What is the importance of the character Simon in The Lord of the Flies? What quotes illustrate this?
Simon is an important character in the book. His character is the one that best communicates the theme of the novel that violent behavior comes from the depravity within humanity and that a "perfect" environment will soon be corrupted by humans because of their moral darkness. Simon, however, is the exception who disproves the rule, for he is the character who seems least prone to jealousy, anger, fear, bullying, and the other negative qualities the other boys display. Simon is loyal to Ralph, kind to the Littluns, and friendly to Piggy.

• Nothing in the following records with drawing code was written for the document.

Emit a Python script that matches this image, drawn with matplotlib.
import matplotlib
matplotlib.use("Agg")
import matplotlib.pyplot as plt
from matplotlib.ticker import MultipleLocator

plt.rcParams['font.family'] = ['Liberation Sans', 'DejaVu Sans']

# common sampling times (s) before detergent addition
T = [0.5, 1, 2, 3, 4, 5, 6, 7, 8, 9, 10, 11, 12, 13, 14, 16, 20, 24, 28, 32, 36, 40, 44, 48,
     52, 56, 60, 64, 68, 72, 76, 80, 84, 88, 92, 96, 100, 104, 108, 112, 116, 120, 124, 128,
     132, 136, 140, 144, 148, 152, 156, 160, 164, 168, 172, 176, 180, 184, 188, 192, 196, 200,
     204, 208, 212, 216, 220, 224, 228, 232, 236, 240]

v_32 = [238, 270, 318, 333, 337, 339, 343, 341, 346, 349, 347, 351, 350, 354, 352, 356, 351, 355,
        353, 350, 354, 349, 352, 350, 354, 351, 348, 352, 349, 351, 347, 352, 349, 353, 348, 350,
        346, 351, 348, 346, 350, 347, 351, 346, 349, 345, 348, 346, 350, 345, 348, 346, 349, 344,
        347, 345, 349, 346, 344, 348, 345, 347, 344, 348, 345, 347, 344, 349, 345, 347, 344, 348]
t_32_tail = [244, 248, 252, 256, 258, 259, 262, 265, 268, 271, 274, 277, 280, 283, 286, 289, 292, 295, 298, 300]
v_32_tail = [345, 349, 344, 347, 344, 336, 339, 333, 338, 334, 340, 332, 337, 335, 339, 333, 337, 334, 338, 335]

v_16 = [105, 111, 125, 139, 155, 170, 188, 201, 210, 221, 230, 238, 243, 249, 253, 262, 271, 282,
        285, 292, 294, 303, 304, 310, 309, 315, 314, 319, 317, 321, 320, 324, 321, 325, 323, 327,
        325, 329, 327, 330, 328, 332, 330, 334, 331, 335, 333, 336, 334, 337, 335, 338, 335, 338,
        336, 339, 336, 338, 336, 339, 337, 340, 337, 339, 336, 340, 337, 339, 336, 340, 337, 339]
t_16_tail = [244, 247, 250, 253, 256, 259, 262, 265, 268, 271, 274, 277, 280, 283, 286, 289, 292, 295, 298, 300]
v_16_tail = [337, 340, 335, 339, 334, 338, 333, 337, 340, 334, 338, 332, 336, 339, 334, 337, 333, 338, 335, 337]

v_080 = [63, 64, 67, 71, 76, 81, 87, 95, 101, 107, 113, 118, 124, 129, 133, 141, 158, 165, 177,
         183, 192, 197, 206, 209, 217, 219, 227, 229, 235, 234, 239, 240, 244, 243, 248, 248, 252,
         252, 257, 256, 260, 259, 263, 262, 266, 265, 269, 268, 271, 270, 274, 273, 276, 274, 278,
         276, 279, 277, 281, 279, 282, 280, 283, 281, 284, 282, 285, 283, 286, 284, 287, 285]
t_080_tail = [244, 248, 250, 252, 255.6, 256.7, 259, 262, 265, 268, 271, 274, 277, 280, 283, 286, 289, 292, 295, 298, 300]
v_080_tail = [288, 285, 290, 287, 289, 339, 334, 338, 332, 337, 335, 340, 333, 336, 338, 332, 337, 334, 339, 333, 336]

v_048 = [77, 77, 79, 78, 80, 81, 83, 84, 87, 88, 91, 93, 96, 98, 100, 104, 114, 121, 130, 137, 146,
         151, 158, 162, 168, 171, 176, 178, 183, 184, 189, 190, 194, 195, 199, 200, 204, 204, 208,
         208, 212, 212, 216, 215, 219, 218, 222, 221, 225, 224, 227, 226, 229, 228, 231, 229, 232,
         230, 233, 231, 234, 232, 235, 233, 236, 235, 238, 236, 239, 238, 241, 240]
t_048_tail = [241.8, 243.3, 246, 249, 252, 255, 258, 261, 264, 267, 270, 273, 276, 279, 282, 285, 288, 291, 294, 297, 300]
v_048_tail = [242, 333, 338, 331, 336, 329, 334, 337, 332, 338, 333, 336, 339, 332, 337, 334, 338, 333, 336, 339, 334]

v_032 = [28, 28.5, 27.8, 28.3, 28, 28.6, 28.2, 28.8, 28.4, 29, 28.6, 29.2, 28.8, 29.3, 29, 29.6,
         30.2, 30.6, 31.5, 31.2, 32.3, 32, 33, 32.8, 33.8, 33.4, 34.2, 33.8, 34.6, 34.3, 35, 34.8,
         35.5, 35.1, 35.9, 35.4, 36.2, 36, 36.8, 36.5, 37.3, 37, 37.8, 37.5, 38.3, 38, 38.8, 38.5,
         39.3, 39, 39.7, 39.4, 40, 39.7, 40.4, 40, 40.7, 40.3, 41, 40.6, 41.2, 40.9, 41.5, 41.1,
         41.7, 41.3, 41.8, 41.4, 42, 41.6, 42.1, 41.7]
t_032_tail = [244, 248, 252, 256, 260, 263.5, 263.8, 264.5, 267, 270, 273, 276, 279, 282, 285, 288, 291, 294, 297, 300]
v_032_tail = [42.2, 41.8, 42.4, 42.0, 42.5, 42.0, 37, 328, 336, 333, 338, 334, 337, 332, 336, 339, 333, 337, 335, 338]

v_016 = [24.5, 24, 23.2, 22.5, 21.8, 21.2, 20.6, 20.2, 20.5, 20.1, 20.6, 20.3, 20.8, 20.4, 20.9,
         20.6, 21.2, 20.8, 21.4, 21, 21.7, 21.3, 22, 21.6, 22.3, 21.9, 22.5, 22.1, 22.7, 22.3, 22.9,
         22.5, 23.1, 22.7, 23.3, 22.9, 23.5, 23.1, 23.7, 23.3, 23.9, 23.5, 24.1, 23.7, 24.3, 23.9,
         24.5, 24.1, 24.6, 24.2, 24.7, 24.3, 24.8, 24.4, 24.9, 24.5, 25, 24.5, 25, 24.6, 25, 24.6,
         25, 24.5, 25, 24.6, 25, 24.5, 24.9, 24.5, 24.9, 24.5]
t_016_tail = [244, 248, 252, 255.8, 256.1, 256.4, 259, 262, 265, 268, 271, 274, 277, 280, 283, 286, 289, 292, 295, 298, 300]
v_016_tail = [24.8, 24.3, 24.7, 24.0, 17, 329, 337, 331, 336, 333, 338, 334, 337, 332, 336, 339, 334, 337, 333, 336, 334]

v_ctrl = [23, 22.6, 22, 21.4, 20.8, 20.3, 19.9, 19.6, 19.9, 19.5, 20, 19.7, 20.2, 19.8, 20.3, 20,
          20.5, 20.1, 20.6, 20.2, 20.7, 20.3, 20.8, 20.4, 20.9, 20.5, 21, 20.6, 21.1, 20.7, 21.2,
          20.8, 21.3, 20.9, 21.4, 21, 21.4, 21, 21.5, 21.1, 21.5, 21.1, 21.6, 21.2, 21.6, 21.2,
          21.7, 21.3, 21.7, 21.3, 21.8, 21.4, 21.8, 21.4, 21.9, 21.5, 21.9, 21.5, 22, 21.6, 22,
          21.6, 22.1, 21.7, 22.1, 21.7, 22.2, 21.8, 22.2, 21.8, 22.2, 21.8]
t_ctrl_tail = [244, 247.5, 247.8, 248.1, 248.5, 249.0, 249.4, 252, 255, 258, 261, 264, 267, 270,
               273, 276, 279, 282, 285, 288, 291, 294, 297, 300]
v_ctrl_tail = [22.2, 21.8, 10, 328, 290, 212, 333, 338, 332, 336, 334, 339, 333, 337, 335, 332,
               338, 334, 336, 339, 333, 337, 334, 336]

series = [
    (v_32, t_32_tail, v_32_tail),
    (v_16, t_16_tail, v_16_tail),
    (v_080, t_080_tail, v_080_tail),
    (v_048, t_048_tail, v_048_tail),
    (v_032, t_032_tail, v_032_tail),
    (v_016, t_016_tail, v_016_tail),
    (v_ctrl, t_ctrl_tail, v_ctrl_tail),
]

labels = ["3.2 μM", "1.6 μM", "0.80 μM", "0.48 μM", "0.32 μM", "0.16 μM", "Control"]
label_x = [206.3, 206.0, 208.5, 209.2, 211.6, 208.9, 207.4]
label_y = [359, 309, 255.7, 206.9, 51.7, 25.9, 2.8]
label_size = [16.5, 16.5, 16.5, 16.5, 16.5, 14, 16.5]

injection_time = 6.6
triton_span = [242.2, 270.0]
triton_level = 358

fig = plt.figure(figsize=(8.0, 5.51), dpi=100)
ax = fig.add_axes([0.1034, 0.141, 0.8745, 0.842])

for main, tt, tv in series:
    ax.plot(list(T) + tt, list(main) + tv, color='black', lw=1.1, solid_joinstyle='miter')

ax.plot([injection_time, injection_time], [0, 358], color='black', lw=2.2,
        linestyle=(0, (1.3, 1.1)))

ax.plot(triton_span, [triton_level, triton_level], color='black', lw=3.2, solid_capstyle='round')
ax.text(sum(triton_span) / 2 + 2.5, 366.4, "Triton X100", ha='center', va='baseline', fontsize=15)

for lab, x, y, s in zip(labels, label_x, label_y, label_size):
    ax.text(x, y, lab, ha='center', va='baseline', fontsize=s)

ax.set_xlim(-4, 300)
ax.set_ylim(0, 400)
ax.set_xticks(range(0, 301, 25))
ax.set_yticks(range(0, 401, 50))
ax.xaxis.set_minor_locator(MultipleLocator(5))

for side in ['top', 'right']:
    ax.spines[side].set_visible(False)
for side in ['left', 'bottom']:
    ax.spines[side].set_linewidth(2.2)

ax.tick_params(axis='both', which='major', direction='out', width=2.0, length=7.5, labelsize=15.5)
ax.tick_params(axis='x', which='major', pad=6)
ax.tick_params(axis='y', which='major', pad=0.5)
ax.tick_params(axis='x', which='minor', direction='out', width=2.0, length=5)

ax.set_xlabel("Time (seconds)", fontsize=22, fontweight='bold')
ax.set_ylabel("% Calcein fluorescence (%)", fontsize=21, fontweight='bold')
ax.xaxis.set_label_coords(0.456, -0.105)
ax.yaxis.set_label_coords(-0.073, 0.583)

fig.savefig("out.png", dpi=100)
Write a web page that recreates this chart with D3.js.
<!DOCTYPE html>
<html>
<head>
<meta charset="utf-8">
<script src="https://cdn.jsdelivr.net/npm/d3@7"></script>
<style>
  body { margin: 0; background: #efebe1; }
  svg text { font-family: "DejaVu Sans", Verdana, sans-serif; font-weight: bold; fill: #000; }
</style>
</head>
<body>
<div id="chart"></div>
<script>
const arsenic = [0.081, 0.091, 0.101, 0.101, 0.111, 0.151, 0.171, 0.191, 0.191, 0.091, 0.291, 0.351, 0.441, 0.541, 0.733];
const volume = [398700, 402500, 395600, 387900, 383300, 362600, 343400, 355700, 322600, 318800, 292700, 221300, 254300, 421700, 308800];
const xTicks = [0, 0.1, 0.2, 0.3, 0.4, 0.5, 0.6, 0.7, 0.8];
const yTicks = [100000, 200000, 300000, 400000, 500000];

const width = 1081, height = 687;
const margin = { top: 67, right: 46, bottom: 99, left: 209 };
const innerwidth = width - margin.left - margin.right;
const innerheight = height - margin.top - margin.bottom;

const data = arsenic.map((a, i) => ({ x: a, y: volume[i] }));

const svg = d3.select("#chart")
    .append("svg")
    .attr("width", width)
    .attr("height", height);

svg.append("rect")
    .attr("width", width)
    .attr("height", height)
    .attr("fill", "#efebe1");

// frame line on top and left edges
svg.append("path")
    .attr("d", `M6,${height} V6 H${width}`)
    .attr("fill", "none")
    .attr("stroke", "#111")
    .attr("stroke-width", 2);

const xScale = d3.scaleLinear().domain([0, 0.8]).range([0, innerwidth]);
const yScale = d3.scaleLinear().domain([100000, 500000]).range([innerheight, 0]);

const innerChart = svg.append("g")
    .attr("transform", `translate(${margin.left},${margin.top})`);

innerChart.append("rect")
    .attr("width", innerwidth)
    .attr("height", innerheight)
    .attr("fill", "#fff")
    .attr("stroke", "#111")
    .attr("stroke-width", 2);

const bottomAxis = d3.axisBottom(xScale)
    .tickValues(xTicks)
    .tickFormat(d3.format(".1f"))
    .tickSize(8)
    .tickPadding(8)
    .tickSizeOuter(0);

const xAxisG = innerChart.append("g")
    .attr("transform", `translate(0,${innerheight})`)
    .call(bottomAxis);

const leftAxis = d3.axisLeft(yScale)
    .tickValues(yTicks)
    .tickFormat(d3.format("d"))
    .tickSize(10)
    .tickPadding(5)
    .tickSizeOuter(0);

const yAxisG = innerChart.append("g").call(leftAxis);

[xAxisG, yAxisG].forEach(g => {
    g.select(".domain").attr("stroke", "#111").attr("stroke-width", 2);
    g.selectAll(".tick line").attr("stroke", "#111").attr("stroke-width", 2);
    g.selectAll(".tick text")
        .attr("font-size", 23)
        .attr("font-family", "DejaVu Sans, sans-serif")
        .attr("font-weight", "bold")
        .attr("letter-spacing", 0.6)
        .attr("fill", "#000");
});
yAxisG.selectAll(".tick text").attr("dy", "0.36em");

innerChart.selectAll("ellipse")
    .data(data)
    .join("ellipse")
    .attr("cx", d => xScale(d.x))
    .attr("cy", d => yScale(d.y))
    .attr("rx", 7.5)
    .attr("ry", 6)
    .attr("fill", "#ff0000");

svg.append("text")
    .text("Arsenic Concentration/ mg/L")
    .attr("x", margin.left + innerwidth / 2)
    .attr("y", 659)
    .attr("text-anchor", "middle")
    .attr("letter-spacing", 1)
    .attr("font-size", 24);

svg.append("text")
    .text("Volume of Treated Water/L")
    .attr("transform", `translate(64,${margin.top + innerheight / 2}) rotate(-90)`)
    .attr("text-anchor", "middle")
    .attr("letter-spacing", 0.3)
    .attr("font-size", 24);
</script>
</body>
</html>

As the most intuitive and spiritually sensitive boy on the island, he is the one who doesn't believe in the beast. When the boys are discussing the beast at the assembly, Simon says, "What I mean is . . . maybe it's only us." The others scorn his answer. Although Simon hasn't been able to express his thoughts well aloud, he understands the nature of the threat the boys face: "However Simon thought of the beast, there rose before his inward sight the picture of a human at once heroic and sick." He realizes the beast is only the evil within the boys themselves. Later he is able to tell Ralph, "I don't believe in the beast."
Simon is the one who has the vision of the Lord of the Flies, the personification of evil, and through him Golding delivers the clearest statement of the book's theme. The beast says to Simon, "Fancy thinking the Beast was something you could hunt and kill! ... You knew, didn't you? I'm part of you? Close, close, close! I'm the reason why it's no go? Why things are what they are?" This shows that the evil is "part of" the boys, and it is what causes their society to deteriorate.
Simon, armed with the revelation that the beast the boys feared was simply a fallen paratrooper with his parachute, arrives at the camp during Jack's frenzied feast. Simon is murdered by the boys he hopes to enlighten. Being the only one who understands the nature of the threat to the boys, both literally regarding the "Beast from Air," and figuratively, regarding the darkness within them, Simon plays the role of a Christ-figure. With an ironic twist, however, he does not get a chance to deliver his "good news" before he is slain, and his death does nothing to bring salvation to the boys.
The death of Simon is a turning point in the book. Even Ralph and Piggy, supposedly the representatives of civilization, participated in his murder. Though they try to rewrite history to say they weren't at the dance, later they admit to each other that Simon was murdered. The destruction of the civilization escalates after the lone voice of morality and truth is silenced.